Exactly which genre The Hunt falls into is a somewhat contentious issue, which has even earned its own Wikipedia footnote. I originally heard it advertised as a horror movie (not surprisingly, given it was produced by Blumhouse, the makers of the Paranormal Activity, Purge and Insidious franchises, as well as the (rather good) recent Halloween films). However, if you slap together any combination of the words horror, action, thriller, satire, and comedy, it is practically certain that someone will have described the film this way.

And the odd thing is that they all do describe the film: there’s more than enough gore for it to qualify as a horror, parts of it are very funny, and there’s at least one really well-staged action sequence. The problem is that, rather than blending all of these things into a single, coherent whole, The Hunt has a rather frenetic quality, hopping from sequence to sequence and topic to topic as if it’s afraid that if it lingers on any of them the audience will realise it’s actually a fairly insubstantial film. The irony is that if anything’s likely to create this impression it’s the fact the movie can’t keep still.

Wrong-footing the audience is often a good idea, and the film does have a go at this, being deliberately misleading about what exactly’s going on. It also attempts to do the old Psycho routine of introducing a character as, ostensibly, the lead, and then spectacularly killing them off relatively early in the film. This can work quite well – but The Hunt does the idea to death, repeatedly seeming to establish a protagonist only for them to meet a grisly fate a few minutes later.

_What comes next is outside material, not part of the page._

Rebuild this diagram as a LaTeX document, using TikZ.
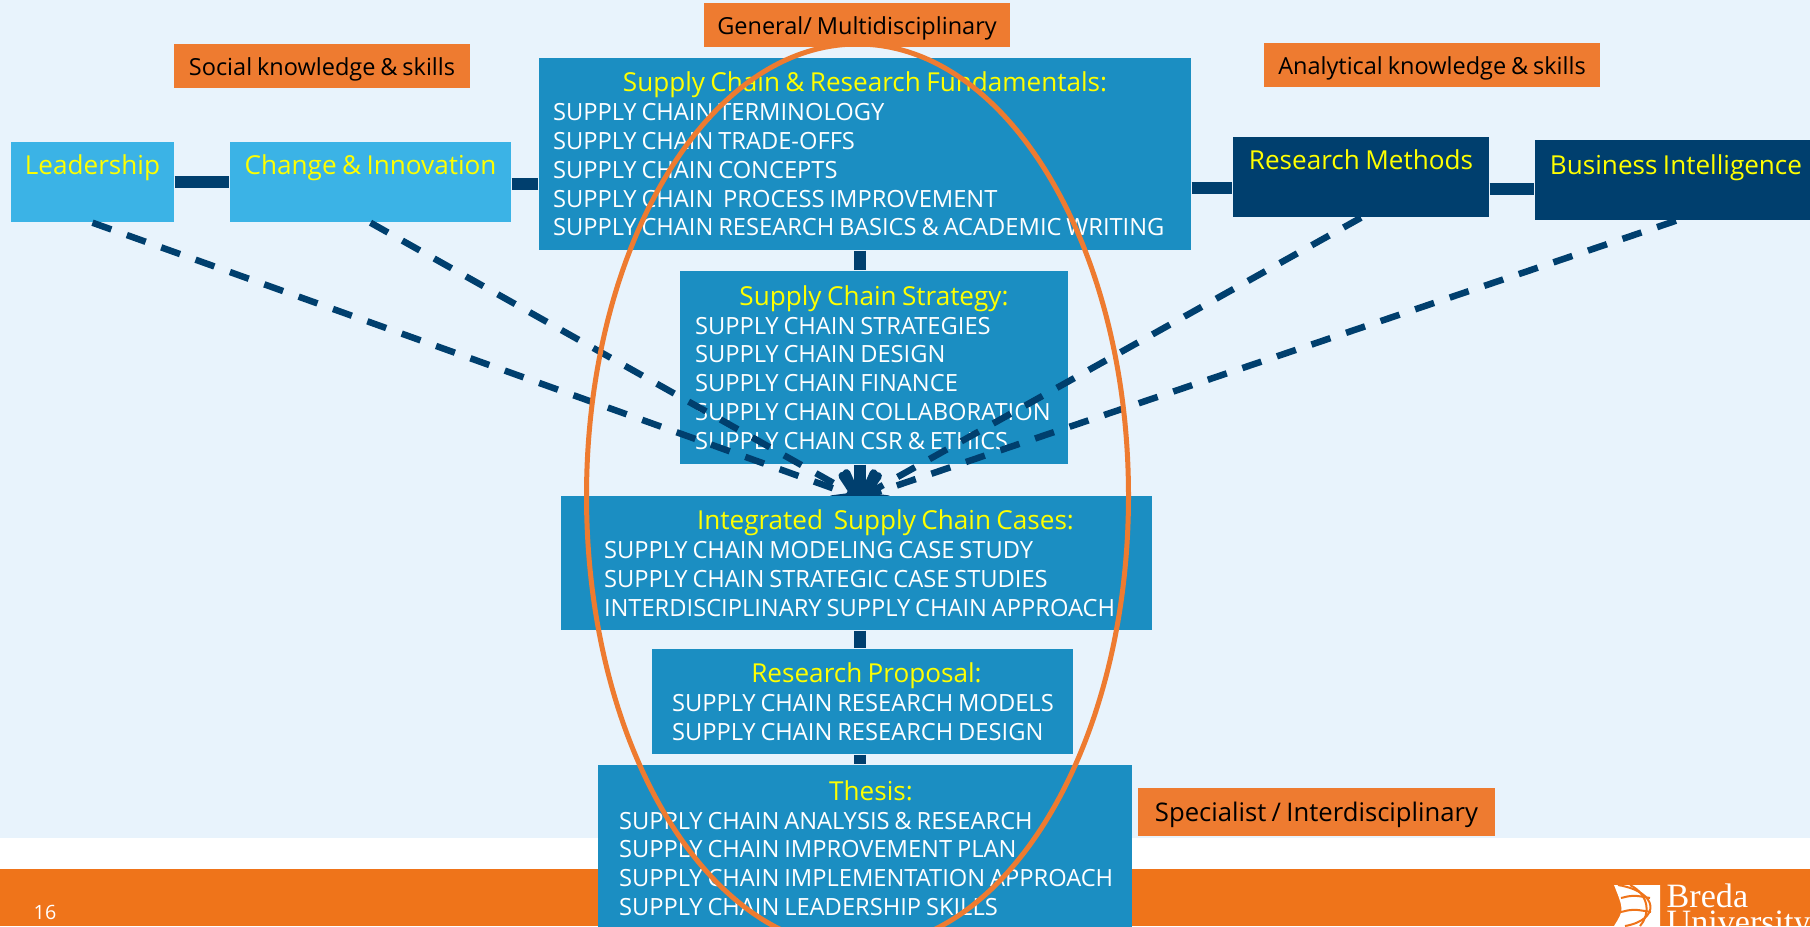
\documentclass[tikz,border=0pt]{standalone}
\usepackage{fontspec}
\setmainfont[WordSpace=0.8]{Open Sans}
\newfontfamily\logofont{Liberation Serif}
\usepackage{xcolor}
\usetikzlibrary{arrows.meta, shapes.geometric}
\definecolor{paleback}{HTML}{E8F3FC}
\definecolor{barorange}{HTML}{EF741A}
\definecolor{tagorange}{HTML}{EE7B30}
\definecolor{midblue}{HTML}{1B8EC2}
\definecolor{lightblue}{HTML}{3BB3E6}
\definecolor{darkblue}{HTML}{003F6E}
\definecolor{headyellow}{HTML}{FFFF00}
\newcommand{\head}[2][0cm]{\makebox[\linewidth]{\hspace{#1}\fontsize{7.43}{8.2}\selectfont\spaceskip=.206em\relax\textcolor{headyellow}{#2}}}
\newcommand{\rw}{\hspace*{\rowgap}\spaceskip=.206em\relax}
\tikzset{
	unit/.style={
		fill=midblue,
		text=white,
		inner xsep=0pt,
		inner ysep=0pt,
		align=left,
		font=\fontsize{6.74}{8.2}\selectfont
	},
	rowindent/.style={execute at begin node={\def\rowgap{#1}}},
	skill/.style={
		fill=#1,
		text=headyellow,
		inner sep=0pt,
		text height=.22cm,
		text depth=.38cm,
		font=\fontsize{7.43}{8.2}\selectfont
	},
	tag/.style={
		fill=tagorange,
		text=black,
		inner sep=0pt,
		text height=.22cm,
		text depth=.03cm,
		font=\fontsize{6.69}{8}\selectfont
	},
	link/.style={draw=darkblue, line width=.12cm},
	influence/.style={
		draw=darkblue,
		line width=.065cm,
		dash pattern=on .20cm off .165cm,
		-{Straight Barb[length=.2cm,width=.3cm,line width=.08cm,round]}
	},
	logotext/.style={text=white, inner sep=0pt, anchor=base west, font=\logofont\fontsize{9.7}{10}\selectfont}
}

\begin{document}
\begin{tikzpicture}
	\useasboundingbox (0,0) rectangle (18.10,-9.26);
	\clip (0,0) rectangle (18.10,-9.26);
	\fill[paleback] (0,0) rectangle (18.10,-8.38);
	\fill[white] (0,-8.38) rectangle (18.10,-8.69);
	\fill[barorange] (0,-8.69) rectangle (18.10,-9.26);

	\fill[white] (16.14,-8.85) -- (16.60,-8.85) -- (16.60,-9.26) -- (16.14,-9.26) .. controls (16.24,-9.10) .. (16.14,-8.85);
	\draw[barorange, line width=.02cm] (16.18,-8.85) .. controls (16.60,-8.92) and (16.60,-9.20) .. (16.25,-9.26);
	\draw[barorange, line width=.02cm] (16.30,-8.85) .. controls (16.50,-8.95) and (16.50,-9.15) .. (16.40,-9.26);
	\draw[barorange, line width=.02cm] (16.21,-8.98) .. controls (16.33,-8.95) .. (16.50,-8.98);
	\draw[barorange, line width=.02cm] (16.21,-9.12) .. controls (16.33,-9.09) .. (16.51,-9.12);
	\node[logotext] (breda) at (16.66,-9.07) {Breda};
	\node[logotext] (university) at (16.66,-9.33) {University};
	\node[text=white, inner sep=0pt, font=\fontsize{5.6}{7}\selectfont] (pagenum) at (.45,-9.12) {16};

	\coordinate (spine) at (8.60,0);
	\coordinate (casesdoor) at (8.60,-4.98);
	\node[unit, rowindent=.14cm, text width=6.52cm, minimum height=1.92cm] (top) at (8.65,-1.54) {\head{Supply Chain \& Research Fundamentals:}\\
		\rw SUPPLY CHAIN TERMINOLOGY\\
		\rw SUPPLY CHAIN TRADE-OFFS\\
		\rw SUPPLY CHAIN CONCEPTS\\
		\rw SUPPLY CHAIN\ \ PROCESS IMPROVEMENT\\
		\rw SUPPLY CHAIN RESEARCH BASICS \& ACADEMIC WRITING};
	\node[unit, rowindent=.15cm, text width=3.88cm, minimum height=1.93cm] (strategy) at (8.74,-3.675) {\head{Supply Chain Strategy:}\\
		\rw SUPPLY CHAIN STRATEGIES\\
		\rw SUPPLY CHAIN DESIGN\\
		\rw SUPPLY CHAIN FINANCE\\
		\rw SUPPLY CHAIN COLLABORATION\\
		\rw SUPPLY CHAIN CSR \& ETHICS};
	\node[unit, rowindent=.20cm, text width=4.21cm, minimum height=1.05cm] (proposal) at (8.625,-7.015) {\head[.08cm]{Research Proposal:}\\
		\rw SUPPLY CHAIN RESEARCH MODELS\\
		\rw SUPPLY CHAIN RESEARCH DESIGN};
	\node[unit, rowindent=.21cm, text width=5.34cm, minimum height=1.66cm] (thesis) at (8.65,-8.48) {\head[.12cm]{Thesis:}\\
		\rw SUPPLY CHAIN ANALYSIS \& RESEARCH\\
		\rw SUPPLY CHAIN IMPROVEMENT PLAN\\
		\rw SUPPLY CHAIN IMPLEMENTATION APPROACH\\
		\rw SUPPLY CHAIN LEADERSHIP SKILLS};

	\node[skill=lightblue, minimum width=1.63cm, minimum height=.8cm] (lead) at (.925,-1.82) {Leadership};
	\node[skill=lightblue, minimum width=2.81cm, minimum height=.8cm] (change) at (3.705,-1.82) {Change \& Innovation};
	\node[skill=darkblue, minimum width=2.56cm, minimum height=.8cm] (methods) at (13.61,-1.77) {Research Methods};
	\node[skill=darkblue, text depth=.34cm, minimum width=2.82cm, minimum height=.8cm] (bi) at (16.76,-1.80) {Business Intelligence};

	\node[tag, minimum width=3.06cm, minimum height=.44cm] (general) at (8.57,-.25) {General/ Multidisciplinary};
	\node[tag, minimum width=2.96cm, minimum height=.44cm] (social) at (3.22,-.66) {Social knowledge \& skills};
	\node[tag, minimum width=3.36cm, minimum height=.44cm] (analytical) at (14.32,-.65) {Analytical knowledge \& skills};
	\node[tag, font=\fontsize{7.3}{8}\selectfont, minimum width=3.57cm, minimum height=.48cm] (specialist) at (13.165,-8.12) {Specialist / Interdisciplinary};

	\draw
	(lead.south) edge[influence] (casesdoor)
	(change.south) edge[influence] (casesdoor)
	(methods.south) edge[influence] (casesdoor)
	(bi.south) edge[influence] (casesdoor);

	\node[unit, rowindent=.43cm, text width=5.91cm, minimum height=1.34cm] (cases) at (8.565,-5.63) {\head[.58cm]{Integrated\ \ Supply Chain Cases:}\\
		\rw SUPPLY CHAIN MODELING CASE STUDY\\
		\rw SUPPLY CHAIN STRATEGIC CASE STUDIES\\
		\rw INTERDISCIPLINARY SUPPLY CHAIN APPROACH};

	\draw
	(lead.east) edge[link] (change.west)
	([yshift=-.02cm]change.east) edge[link] ([yshift=-.02cm]change.east -| top.west)
	([yshift=-.11cm]top.east |- methods.east) edge[link] ([yshift=-.11cm]methods.west)
	([yshift=-.12cm]methods.east) edge[link] ([yshift=-.12cm]methods.east -| bi.west)
	(top.south -| spine) edge[link] (strategy.north -| spine)
	(strategy.south -| spine) edge[link] (cases.north -| spine)
	(cases.south -| spine) edge[link] (proposal.north -| spine)
	(proposal.south -| spine) edge[link] (thesis.north -| spine);

	\node[draw=tagorange, line width=.05cm, ellipse, inner sep=0pt, minimum width=5.42cm, minimum height=9.04cm] (ring) at (8.575,-4.96) {};
\end{tikzpicture}
\end{document}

It gets a little bit wearisome, to be honest.

The scattershot approach of the film does occasionally pay off: there are some very funny moments, most of them satirical – the liberal elitists responsible for the carnage often pause in planning their mass slaughter to pick each other up for things like cultural appropriation and inappropriately gendered language. These scenes are so knowingly absurd that only an idiot could genuinely find The Hunt to be a provocative and dangerous incitement to division – it’s an exaggerated parody of the splits already existing in modern America.

Needless to say, Donald Trump weighed in and suggested an upcoming film was intended to ‘inflame and cause chaos’ (possibly that very stable genius was concerned about demarcation issues). To be honest, The Hunt is very small potatoes on that particular score, but the central idea – liberals hunting conservatives – was always going to be a bit controversial. The script does attempt to subvert audience expectations, by turning out to have as its main target the tendency of some people to believe anything they read on the internet, and the inflexible and nuance-free nature of so much modern political discourse. But this turns up rather late in the day, and feels like a bit of an afterthought.

Nevertheless, I did rather enjoy it: there are solid performances from what’s largely an ensemble cast (Hilary Swank, Wayne Duvall, Ethan Suplee, Betty Gilpin, Emma Roberts and Justin Hartley all get their moments of prominence) and the piece does have pace, energy, and a degree of wit about it. I’m not sure it hangs together as a coherent political thesis but there are certainly some very nice moments along the way.